A week later in our own school we commemorated Israel’s Independence Day. The blue and white flag with its star of David was displayed proudly on a pole smack in the middle of the auditorium and the principle gave a speech all about the IDF and how they were liberating our Land and protecting our people, how we had our own land. Then we got to see a movie of the Israeli soldiers walking and riding through the ancient arched entrance into Jerusalem’s Old City. Stuck to our chairs, mesmerized, the swell of pride and comradeship we felt!– it completely  juxtaposed my father’s testimony as a solitary being struggling to survive .Maybe it was then that I decided to pack a little suitcase for when I would move into that realm of national  side by side restoration. The penny dropped for me when I was six years old.

Israel’s military achievements boggled the minds of a world that thought G-d had long ago forgotten and forsaken the Jewish people. It was a different kind of Kiddush Hashem as Jews were brought together through whatever circumstances – holocaust survivors, refugees from North Africa that were expelled with the shirts on their backs, you name it. People were collected and brought home for the struggle, for the call to action. The new arrivals in some cases fought side by side, one speaking only Yiddish and the other Yemenite Arabic, one Russian and the other Portugese. Soon enough, the old language of the prayerbook revived and became as uniform as combat fatigues. The struggle for survival became more and more one of that of a nation and not an individual. Unlike the past, the Jews had the upper hand on their destiny.
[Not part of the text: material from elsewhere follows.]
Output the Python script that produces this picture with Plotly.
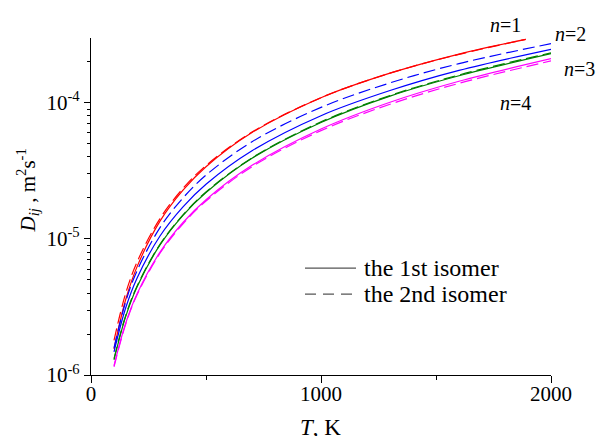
import plotly.graph_objects as go

# Temperatures (K)
T = [100, 150, 200, 300, 400, 500, 700, 1000, 1300, 1600, 2000]
T_n1 = [100, 150, 200, 300, 400, 500, 700, 1000, 1300, 1600, 1890]

# Diffusion coefficients D_ij (m^2 s^-1)
n1_iso1 = [1.55e-6, 3.54e-6, 6.23e-6, 1.35e-5, 2.28e-5, 3.39e-5, 6.04e-5, 1.09e-4, 1.65e-4, 2.28e-4, 2.92e-4]
n1_iso2 = [1.80e-6, 3.94e-6, 6.75e-6, 1.41e-5, 2.35e-5, 3.46e-5, 6.09e-5, 1.09e-4, 1.65e-4, 2.27e-4, 2.92e-4]
n2_iso1 = [1.48e-6, 3.08e-6, 5.14e-6, 1.05e-5, 1.72e-5, 2.52e-5, 4.44e-5, 8.04e-5, 1.23e-4, 1.73e-4, 2.47e-4]
n2_iso2 = [1.58e-6, 3.42e-6, 5.82e-6, 1.21e-5, 2.00e-5, 2.94e-5, 5.17e-5, 9.25e-5, 1.40e-4, 1.94e-4, 2.72e-4]
n3_iso1 = [1.29e-6, 2.66e-6, 4.43e-6, 9.03e-6, 1.49e-5, 2.19e-5, 3.91e-5, 7.17e-5, 1.12e-4, 1.58e-4, 2.30e-4]
n3_iso2 = [1.32e-6, 2.71e-6, 4.49e-6, 9.12e-6, 1.50e-5, 2.21e-5, 3.94e-5, 7.24e-5, 1.13e-4, 1.60e-4, 2.33e-4]
n4_iso1 = [1.17e-6, 2.38e-6, 3.94e-6, 7.99e-6, 1.32e-5, 1.94e-5, 3.47e-5, 6.42e-5, 1.01e-4, 1.44e-4, 2.11e-4]
n4_iso2 = [1.15e-6, 2.34e-6, 3.87e-6, 7.84e-6, 1.29e-5, 1.90e-5, 3.39e-5, 6.24e-5, 9.76e-5, 1.39e-4, 2.03e-4]

series = [
    ("n=1 iso1", T_n1, n1_iso1, "#ff0000", "solid"),
    ("n=1 iso2", T_n1, n1_iso2, "#ff0000", "12px,5px"),
    ("n=2 iso1", T, n2_iso1, "#0000ff", "solid"),
    ("n=2 iso2", T, n2_iso2, "#0000ff", "12px,5px"),
    ("n=3 iso1", T, n3_iso1, "#008000", "solid"),
    ("n=3 iso2", T, n3_iso2, "#008000", "12px,5px"),
    ("n=4 iso1", T, n4_iso1, "#ff00ff", "solid"),
    ("n=4 iso2", T, n4_iso2, "#ff00ff", "12px,5px"),
]

y_tick_vals = [1e-6, 1e-5, 1e-4]
y_tick_text = ["10<sup>-6</sup>", "10<sup>-5</sup>", "10<sup>-4</sup>"]
x_tick_vals = [0, 1000, 2000]
x_tick_text = ["0", "1000", "2000"]

FONT = "Liberation Serif, Times New Roman, serif"

fig = go.Figure()
for name, xs, ys, col, dash in series:
    fig.add_trace(go.Scatter(
        x=xs, y=ys, mode="lines", name=name, showlegend=False,
        line=dict(color=col, width=1.2, dash=dash, shape="spline", smoothing=1.0),
    ))

fig.update_layout(
    width=600, height=436,
    margin=dict(l=91, r=49, t=38, b=61),
    paper_bgcolor="white", plot_bgcolor="white",
    font=dict(family=FONT, size=21, color="black"),
    showlegend=False,
)

fig.update_xaxes(
    range=[0, 2000], showgrid=False, zeroline=False,
    showline=True, linecolor="black", linewidth=1.3,
    ticks="outside", ticklen=7, tickwidth=1.3, tickcolor="black",
    tickmode="array", tickvals=x_tick_vals, ticktext=x_tick_text,
    ticklabelstandoff=-7,
    minor=dict(ticks="outside", ticklen=4, tickwidth=1.3, tickcolor="black",
               tickmode="linear", tick0=0, dtick=500, showgrid=False),
    tickfont=dict(family=FONT, size=21),
)
fig.update_yaxes(
    type="log", range=[-6, -3.524], showgrid=False, zeroline=False,
    showline=True, linecolor="black", linewidth=1.3,
    ticks="outside", ticklen=6, tickwidth=1.3, tickcolor="black",
    tickmode="array", tickvals=y_tick_vals, ticktext=y_tick_text,
    minor=dict(ticks="outside", ticklen=3, tickwidth=1.1, tickcolor="black",
               dtick="D1", showgrid=False),
    tickfont=dict(family=FONT, size=21),
)

# axis titles
fig.add_annotation(
    xref="paper", yref="paper", x=0.498, y=(375 - 413) / 337.3, showarrow=False,
    text="<i>T</i>, K", font=dict(family=FONT, size=23),
    xanchor="center", yanchor="top",
)
fig.add_annotation(
    xref="paper", yref="paper", x=-0.139, y=0.548, showarrow=False,
    text="<i>D</i><sub><i>ij</i></sub> , m<sup>2</sup>s<sup>-1</sup>",
    textangle=-90, font=dict(family=FONT, size=21),
    xanchor="center", yanchor="middle",
)

# series labels
labels = [("1", 0.90, 1.038), ("2", 1.043, 1.012), ("3", 1.061, 0.908), ("4", 0.922, 0.807)]
for num, lx, ly in labels:
    fig.add_annotation(
        xref="paper", yref="paper", x=lx, y=ly, showarrow=False,
        text=f"<i>n</i>=" + num, font=dict(family=FONT, size=20),
        xanchor="center", yanchor="middle",
    )

# legend (drawn manually)
def px_x(p):
    return (p - 91) / 460.0

def px_y(p):
    return (375 - p) / 337.3

legend_rows = [("the 1st isomer", "solid", 268), ("the 2nd isomer", "dash", 294)]
for text, dash, ypx in legend_rows:
    fig.add_shape(
        type="line", xref="paper", yref="paper",
        x0=px_x(305), x1=px_x(356), y0=px_y(ypx), y1=px_y(ypx),
        line=dict(color="#555555", width=1.2, dash="11px,7px" if dash == "dash" else "solid"),
    )
    fig.add_annotation(
        xref="paper", yref="paper", x=px_x(362), y=px_y(ypx), showarrow=False,
        text=text, font=dict(family=FONT, size=24),
        xanchor="left", yanchor="middle",
    )

fig.write_html("out.html")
Fast forward to two summers ago. Israel is being bombarded with rockets shot out of the area of the once flourishing communities of Gush Katif in the Gaza strip. Instead of using cement to build, Chamas and the populace that took those areas turned them (as we knew they would) into terror training campsites and launching pads for the aim- rockets on the Azrieli Towers in Tel Aviv. Both of our sons found themselves in the same place in that hellhole fighting shoulder to shoulder in the filthy streets and crawling through the  terror tunnels. They were entering terrorists houses that had been booby-trapped and fighting literally hand to hand in a combat of good against evil. Every day another soldier fell. Only a parent that has experienced this can know what it feels like. Every day and every night, bogey eyed, I would think about my boys and pray pray pray. I would think about the boys of other mothers, boys we had come to know and love as they forged a bond so deep, seared in loyalty to Klal Yisrael through their service. They are a collage of people from different places and cultures, kibbutznikim, Druzim, secular, Sephardic, Ahkenaz, urbanites, country folk, black, white even oriental, an assembly of love for Zion, like minded in their self- sacrifice for it and for us.

Today is Independence Day in Israel. There is no greater gift than independence. But there is a flip side – we all depend on each other. Like no other time in history. This is the glory that shines out brightest and is the light unto the nations. As we hold a candle to our soldiers, our heroes- for the safety and security and dignity of our people depend on them- we salute them on this day and thank them. We are freed in their toil, absolute in their sweat and in their blood. Today, Israel has an iron dome, an atomic bomb if needed but its greatest weapon is the unified force of Klal Yisrael on their own Land:

. ” For Zion’s sake I will not hold my peace and for Jerusalem’s sake I will not rest. The nations shall see thy triumph and all kings thy glory. Thou shalt be called a new name. Thou shalt no more be termed forsaken! Neither shall thy Land anymore be termed desolate! But thou shalt be called, My Delight in Her! I have sent watchmen upon thy walls!” Happy Independence Day!